When two security agencies clash physically — not just verbally — it is time for the rest of us to worry about our safety. The face-off between agents of the Economic and Financial Crimes Commission (EFCC) and Department of State Services (DSS) in Abuja on Tuesday is beyond shameful: actually, the security of the country is at risk. EFCC officials, we were told, were trying to arrest the former DSS director-general, Mr. Ita Ekpeyong. The DSS agents repelled them, so to say. Now, this is no longer a question of who is right or wrong but an indication of serious problems of co-ordination of security agencies under this administration. Frightening.

Maryam Sanda, the woman who reportedly stabbed her husband to death, has been dominating the airwaves. She allegedly killed her husband, Bilyamin Bello — son of Alhaji Haliru Mohammed Bello, former PDP chairman — over some messages she saw on his phone. This is a rare case of domestic violence in which the man is at the receiving end. This could distort, or undermine, the war against domestic violence in Nigeria. But this should not be solely about Sanda. I think we need to start thinking about making anger management core to premarital counselling. I also think that couples should stop snooping on each other’s phones. Trouble.

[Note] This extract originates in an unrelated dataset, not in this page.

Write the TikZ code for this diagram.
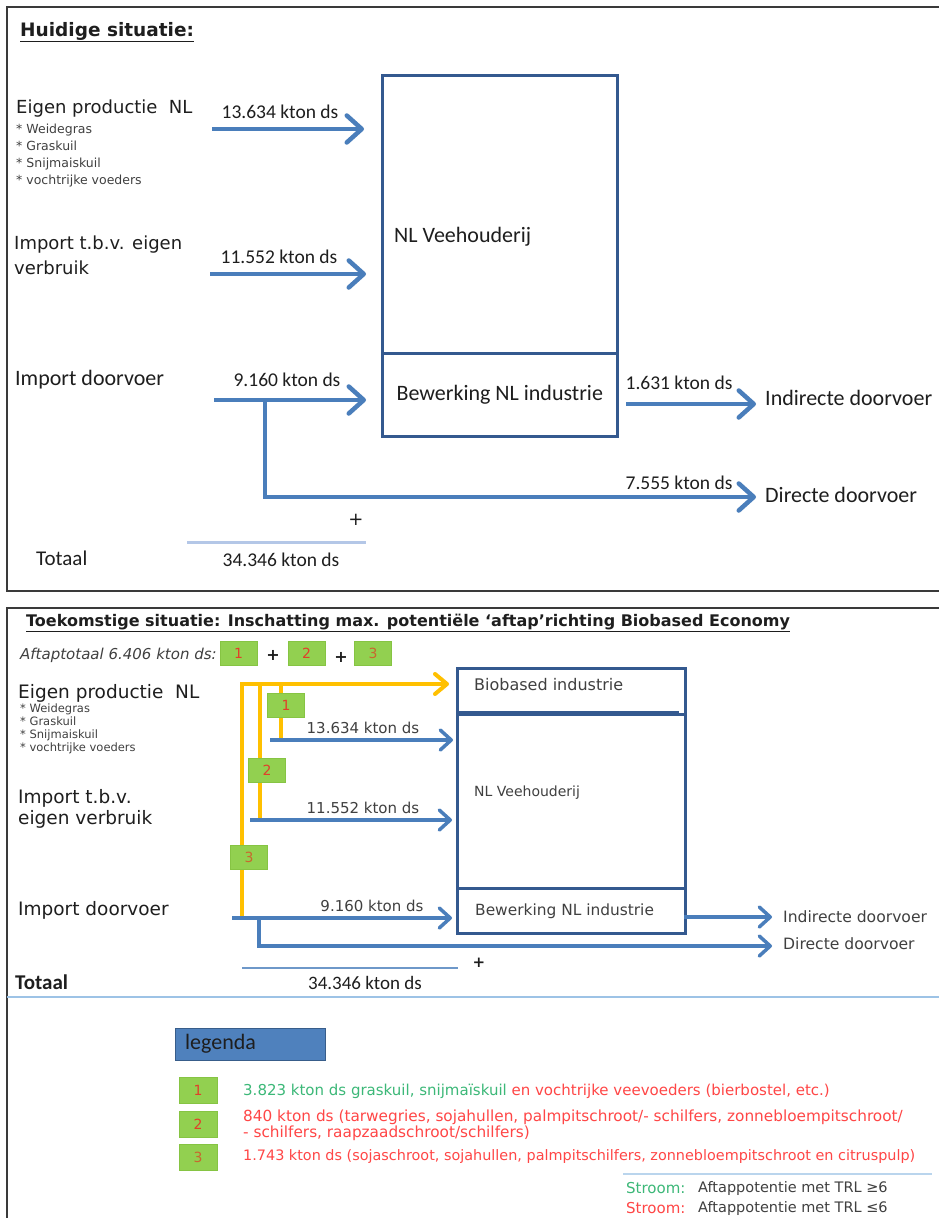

On a lighter note, one of the things I am going to miss with the exit of Robert Mugabe as president of Zimbabwe is the “Mugabe said” memes on social media. Someone would just take an African proverb or invent a quote and attribute it to Mugabe, such that Mugabe “quotes” started competing with those of Aristotle in philosophical nature or Mark Twain in wit. Almost every funny saying was being attributed to Mugabe! This is certainly one of my favourites: “It’s hard to bewitch an African lady these days. Every time you take a piece of her hair to the witch doctor, either an innocent Brazilian woman gets mad or a factory in China catches fire.” Hilarious.